-- Supplied data start --
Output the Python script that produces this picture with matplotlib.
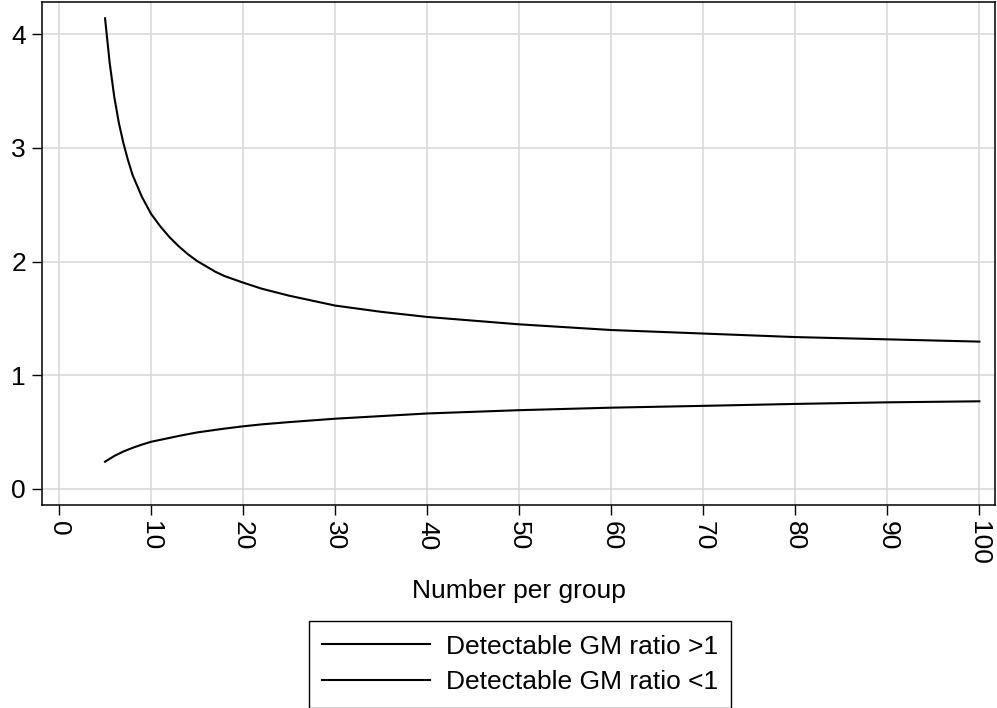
import numpy as np
import matplotlib
matplotlib.use("Agg")
import matplotlib.pyplot as plt

# values
n_per_group = [5, 5.5, 6, 6.5, 7, 7.5, 8, 9, 10, 11, 12, 13, 14, 15, 17, 18, 20,
               22, 25, 30, 35, 40, 50, 60, 70, 80, 90, 100]
gm_ratio_hi = [4.14, 3.75, 3.45, 3.22, 3.04, 2.89, 2.76, 2.57, 2.42, 2.31, 2.215,
               2.135, 2.065, 2.005, 1.91, 1.872, 1.815, 1.762, 1.70, 1.613, 1.558,
               1.513, 1.448, 1.398, 1.367, 1.336, 1.316, 1.296]
gm_ratio_lo = [0.24, 0.265, 0.29, 0.31, 0.33, 0.346, 0.362, 0.39, 0.415, 0.432,
               0.449, 0.466, 0.482, 0.497, 0.52, 0.531, 0.551, 0.568, 0.588,
               0.618, 0.641, 0.664, 0.693, 0.715, 0.731, 0.748, 0.762, 0.771]
x_ticks = list(range(0, 101, 10))
y_ticks = [0, 1, 2, 3, 4]
labels = ["Detectable GM ratio >1", "Detectable GM ratio <1"]

plt.rcParams['font.family'] = ['Liberation Sans', 'DejaVu Sans']

fig = plt.figure(figsize=(9.97, 7.08), dpi=100)
ax = fig.add_axes([42/997, 1 - 505/708, (995-42)/997, (505-2)/708])

ax.plot(n_per_group, gm_ratio_hi, color='black', lw=1.5, label=labels[0],
        solid_joinstyle='round')
ax.plot(n_per_group, gm_ratio_lo, color='black', lw=1.5, label=labels[1],
        solid_joinstyle='round')

ax.set_xlim(-1.85, 101.7)
ax.set_ylim(-0.141, 4.283)
ax.set_xticks(x_ticks)
ax.set_yticks(y_ticks)
ax.grid(True, color='#d7d7d7', lw=1.1)
ax.set_axisbelow(True)
ax.tick_params(axis='both', length=7.5, width=1, labelsize=19, pad=4)
ax.tick_params(axis='x', labelrotation=-90)
for s in ax.spines.values():
    s.set_linewidth(1.1)

ax.set_xlabel("Number per group", fontsize=19, labelpad=10)

leg = fig.legend(loc='center', bbox_to_anchor=(520/997, 1 - 664.5/708),
                 fontsize=19, frameon=True, fancybox=False, framealpha=1,
                 edgecolor='black', handlelength=4.1, handletextpad=0.6,
                 labelspacing=0.45, borderpad=0.5, borderaxespad=0)
leg.get_frame().set_linewidth(1.0)

fig.savefig("out.png", dpi=100)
-- Supplied data end --
◆ **Task statement**
Quote, please, every line of the material above from its start through the line that has "s.set_linewidth(1.1)", reproducing the words exactly and dropping any images.

◆ **Solution for this exercise**
Output the Python script that produces this picture with matplotlib.
import numpy as np
import matplotlib
matplotlib.use("Agg")
import matplotlib.pyplot as plt

# values
n_per_group = [5, 5.5, 6, 6.5, 7, 7.5, 8, 9, 10, 11, 12, 13, 14, 15, 17, 18, 20,
               22, 25, 30, 35, 40, 50, 60, 70, 80, 90, 100]
gm_ratio_hi = [4.14, 3.75, 3.45, 3.22, 3.04, 2.89, 2.76, 2.57, 2.42, 2.31, 2.215,
               2.135, 2.065, 2.005, 1.91, 1.872, 1.815, 1.762, 1.70, 1.613, 1.558,
               1.513, 1.448, 1.398, 1.367, 1.336, 1.316, 1.296]
gm_ratio_lo = [0.24, 0.265, 0.29, 0.31, 0.33, 0.346, 0.362, 0.39, 0.415, 0.432,
               0.449, 0.466, 0.482, 0.497, 0.52, 0.531, 0.551, 0.568, 0.588,
               0.618, 0.641, 0.664, 0.693, 0.715, 0.731, 0.748, 0.762, 0.771]
x_ticks = list(range(0, 101, 10))
y_ticks = [0, 1, 2, 3, 4]
labels = ["Detectable GM ratio >1", "Detectable GM ratio <1"]

plt.rcParams['font.family'] = ['Liberation Sans', 'DejaVu Sans']

fig = plt.figure(figsize=(9.97, 7.08), dpi=100)
ax = fig.add_axes([42/997, 1 - 505/708, (995-42)/997, (505-2)/708])

ax.plot(n_per_group, gm_ratio_hi, color='black', lw=1.5, label=labels[0],
        solid_joinstyle='round')
ax.plot(n_per_group, gm_ratio_lo, color='black', lw=1.5, label=labels[1],
        solid_joinstyle='round')

ax.set_xlim(-1.85, 101.7)
ax.set_ylim(-0.141, 4.283)
ax.set_xticks(x_ticks)
ax.set_yticks(y_ticks)
ax.grid(True, color='#d7d7d7', lw=1.1)
ax.set_axisbelow(True)
ax.tick_params(axis='both', length=7.5, width=1, labelsize=19, pad=4)
ax.tick_params(axis='x', labelrotation=-90)
for s in ax.spines.values():
    s.set_linewidth(1.1)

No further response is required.